Sunday, 1 February 2009

Little Dorrit - nobody's fault, everyone's in it

The recent serialisation of Dicken's Little Dorrit was remarkably well timed on the question of unexpected wealth followed by unexpected crash. In an earlier film version of the book, however, the subtitle is added to remind us of the subtle point that Dickens was making throughout the story: Nobody's Fault. This refrain runs through each of the intricate threads of the book and is especially interesting in relation to Arthur Clennam recently returned from 20 years in China. He imagined that his family must be responsible for Mr Dorrit's extended stay in the Marshalsea debtors' prison, and tried to assuage what he felt sure was his guilt in this other family's story, and in doing so unwittingly set up the conditions in which a greater tragedy was to play out.

In the meantime, Mr Merdle, man of the age, was held captive in his position of money maker. Few wanted the trouble of working out how to make their own money increase in value, rather they clamoured to press their cash into his bank in the irrational belief that Merdle could make it increase in value.

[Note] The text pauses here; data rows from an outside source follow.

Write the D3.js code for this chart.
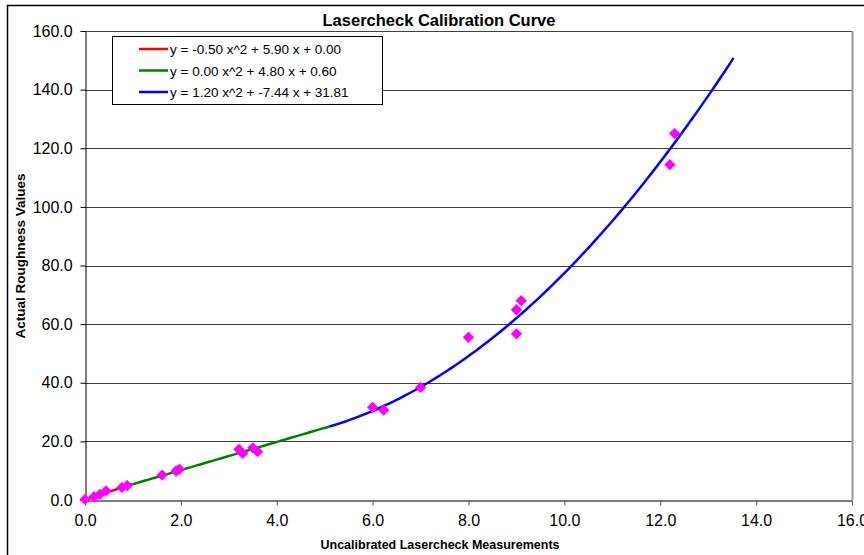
<!DOCTYPE html>
<html>
<head>
<meta charset="utf-8">
<script src="https://cdn.jsdelivr.net/npm/d3@7"></script>
<style>
  body { margin: 0; background: #fff; }
  text { font-family: "Liberation Sans", Arial, sans-serif; }
</style>
</head>
<body>
<script>
var width = 864, height = 555;
var margin = {top: 31, right: 12, bottom: 55, left: 85};

// measured points (x = uncalibrated, y = actual)
var measX = [0.0, 0.19, 0.31, 0.44, 0.77, 0.88, 1.61, 1.90, 1.97, 3.21, 3.29, 3.50, 3.60, 6.00, 6.23, 7.00, 8.00, 9.00, 9.00, 9.10, 12.20, 12.30];
var measY = [0.2, 1.1, 1.9, 3.1, 4.3, 4.9, 8.5, 9.9, 10.5, 17.3, 15.9, 17.8, 16.5, 31.6, 30.7, 38.4, 55.5, 56.7, 64.9, 68.0, 114.4, 125.0];

// fitted curves: coefficients [a, b, c] for y = a x^2 + b x + c and x ranges
var fitLabels = ["y = -0.50 x^2 + 5.90 x + 0.00", "y = 0.00 x^2 + 4.80 x + 0.60", "y = 1.20 x^2 + -7.44 x + 31.81"];
var fitCoefs = [[-0.50, 5.90, 0.00], [0.00, 4.80, 0.60], [1.20, -7.44, 31.81]];
var fitFrom = [0.0, 1.0, 5.1];
var fitTo = [1.0, 5.1, 13.53];
var fitColors = ["#ff0000", "#008000", "#0000ff"];

var xTicks = [0, 2, 4, 6, 8, 10, 12, 14, 16];
var yTicks = [0, 20, 40, 60, 80, 100, 120, 140, 160];

var svg = d3.select("body").append("svg")
    .attr("width", width)
    .attr("height", height);

// chart area border
svg.append("rect")
    .attr("x", 7.5).attr("y", 5.5)
    .attr("width", 900).attr("height", 600)
    .attr("fill", "none").attr("stroke", "#000").attr("stroke-width", 1.5);

var x = d3.scaleLinear().domain([0, 16]).range([margin.left, 852]);
var y = d3.scaleLinear().domain([0, 160]).range([500, margin.top]);

// gridlines
svg.append("g").selectAll("line")
    .data(yTicks.slice(1))
    .enter().append("line")
    .attr("x1", x(0)).attr("x2", x(16))
    .attr("y1", function(d) { return Math.round(y(d)) + 0.5; })
    .attr("y2", function(d) { return Math.round(y(d)) + 0.5; })
    .attr("stroke", "#404040").attr("stroke-width", 1);

// right border of plot area
svg.append("line")
    .attr("x1", x(16) + 0.5).attr("x2", x(16) + 0.5)
    .attr("y1", y(160)).attr("y2", y(0))
    .attr("stroke", "#999").attr("stroke-width", 2);

// axes
var xAxis = d3.axisBottom(x).tickValues(xTicks).tickFormat(d3.format(".1f")).tickSize(5).tickSizeOuter(0);
var yAxis = d3.axisLeft(y).tickValues(yTicks).tickFormat(d3.format(".1f")).tickSize(5).tickSizeOuter(0);

var gx = svg.append("g")
    .attr("transform", "translate(0," + (Math.round(y(0)) + 0.5) + ")")
    .call(xAxis);
gx.select(".domain").attr("stroke", "#555").attr("stroke-width", 1.5);
gx.selectAll(".tick line").attr("stroke", "#555");
gx.selectAll("text").attr("font-size", 16).attr("fill", "#000").attr("dy", "1.1em");

var gy = svg.append("g")
    .attr("transform", "translate(" + (Math.round(x(0)) + 0.5) + ",0)")
    .call(yAxis);
gy.select(".domain").attr("stroke", "#000");
gy.selectAll(".tick line").attr("stroke", "#000");
gy.selectAll("text").attr("font-size", 16).attr("fill", "#000").attr("dx", "-0.3em");
gx.attr("font-family", null);
gy.attr("font-family", null);

// fitted curves
var line = d3.line()
    .x(function(d) { return x(d[0]); })
    .y(function(d) { return y(d[1]); });

fitCoefs.forEach(function(c, i) {
  var pts = d3.range(fitFrom[i], fitTo[i] + 1e-9, (fitTo[i] - fitFrom[i]) / 80).map(function(t) {
    return [t, c[0] * t * t + c[1] * t + c[2]];
  });
  svg.append("path")
      .datum(pts)
      .attr("d", line)
      .attr("fill", "none")
      .attr("stroke", fitColors[i])
      .attr("stroke-width", 2.5);
});

// measured points as diamonds
var diamond = d3.symbol().type(d3.symbolSquare).size(64);
svg.append("g").selectAll("path")
    .data(measX)
    .enter().append("path")
    .attr("d", diamond)
    .attr("transform", function(d, i) { return "translate(" + x(d) + "," + y(measY[i]) + ") rotate(45)"; })
    .attr("fill", "#ff00ff");

// legend
var lg = svg.append("g");
lg.append("rect")
    .attr("x", 112.5).attr("y", 36.5)
    .attr("width", 270).attr("height", 68)
    .attr("fill", "#fff").attr("stroke", "#000");
fitLabels.forEach(function(t, i) {
  var ly = 49 + i * 21.5;
  lg.append("line")
      .attr("x1", 139).attr("x2", 168)
      .attr("y1", ly).attr("y2", ly)
      .attr("stroke", fitColors[i]).attr("stroke-width", 2.5);
  lg.append("text")
      .attr("x", 170).attr("y", ly + 5)
      .attr("font-size", 13.5)
      .text(t);
});

// titles
svg.append("text")
    .attr("x", 439).attr("y", 26)
    .attr("text-anchor", "middle")
    .attr("font-size", 16.5).attr("font-weight", "bold")
    .text("Lasercheck Calibration Curve");

svg.append("text")
    .attr("x", 440).attr("y", 549)
    .attr("text-anchor", "middle")
    .attr("font-size", 12.5).attr("font-weight", "bold")
    .text("Uncalibrated Lasercheck Measurements");

svg.append("text")
    .attr("transform", "translate(25,256) rotate(-90)")
    .attr("text-anchor", "middle")
    .attr("font-size", 13.5).attr("font-weight", "bold")
    .text("Actual Roughness Values");
</script>
</body>
</html>
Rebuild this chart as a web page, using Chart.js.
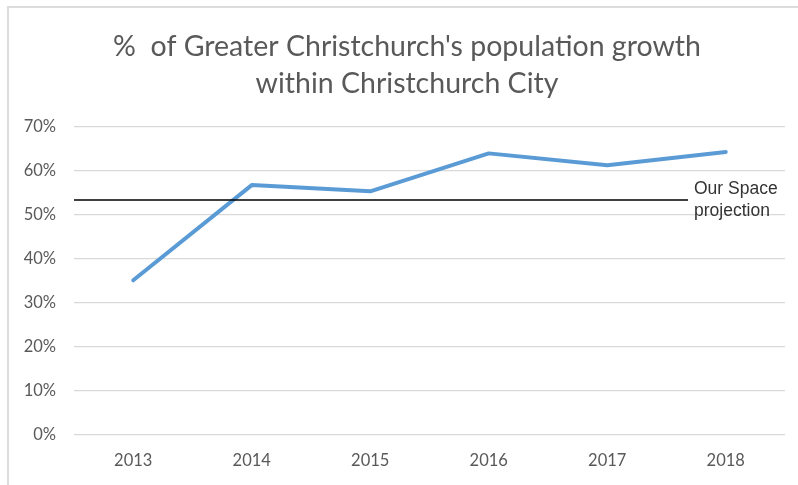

A third theme includes the Circumlocution Office where legal documentation and process are entirely submerged in arcane process and bureaucratic nightmare coupled with men who, robbed of any access to worthwhile work of their own, barely rise above the pettiness of obstruction and snobbery.

In the telling of the tale Dickens draws out the characters, and allows this to be the motor of the story. The overall 'fault' is the accumulation of faults of the players.